Well, it looks like this might be my last post for a while. It seems Dani is itching to take control of her blog back. I hope you'll read the rest of my story in Submerged. Today's subject is a touchy one for me. I'm a Christian. I should know all about redemption. Thing is, I believe Christ died for my sins and I believe He saved me, but I still struggle. As you've learned these past few weeks if you read my posts on Facing Your Fears and Shame (still stinging from that one), I continue to wrestle with fear and shame.

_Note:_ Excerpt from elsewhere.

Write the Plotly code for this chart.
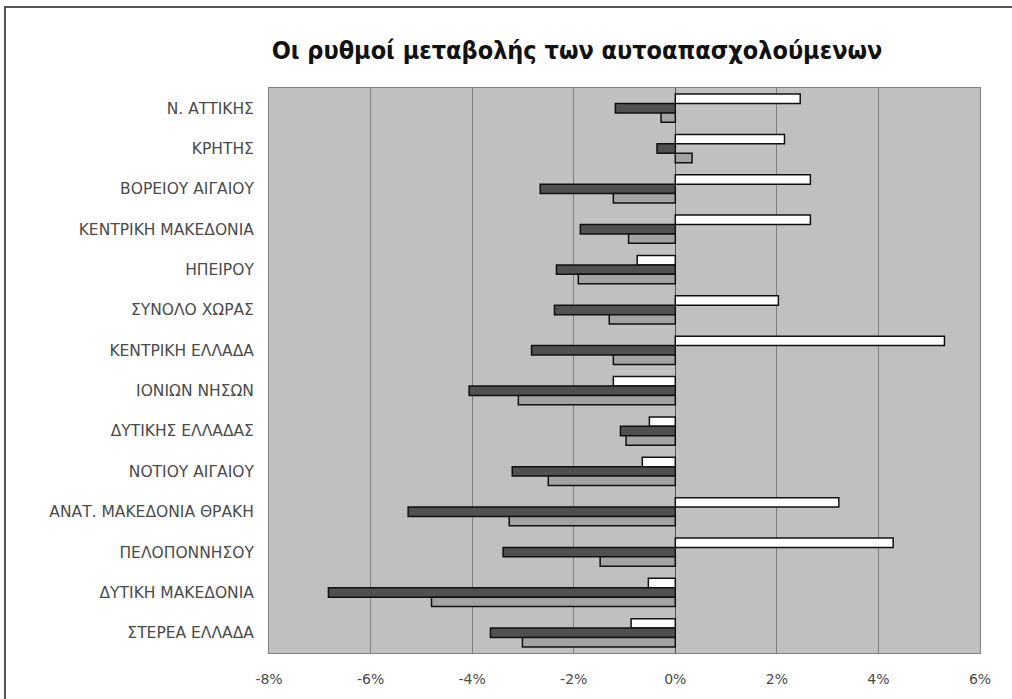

I should know better. I should have it all together on the inside like I do on the outside, but I don't.
I still struggle.
I still hurt.
Regret and shame still cling to me like an ugly old sign flashing 'she doesn't belong.'
I strive to be good, to be perfect and on the outside I might even appear to be, but on the inside....
Bethany shared redemption's definition over on Katie's blog today. Four and Five hit me the hardest.
1. An act of redeeming or the state of being redeemed
2. Deliverance or rescue
3. Deliverance from sin; salvation
4. Atonement from guilt (I wish! I know I'm saved, but I fear this guilt will never go away. And, in truth, I don't deserve for it to).
5. Repurchase, as of something sold (I gave myself away painfully enough, but you're going to have to read my story if you want to find out more, because unlike Dani, I'm not ready to share the source of my shame).
What about you? Which definition of redemption hits you hardest, for good or for bad?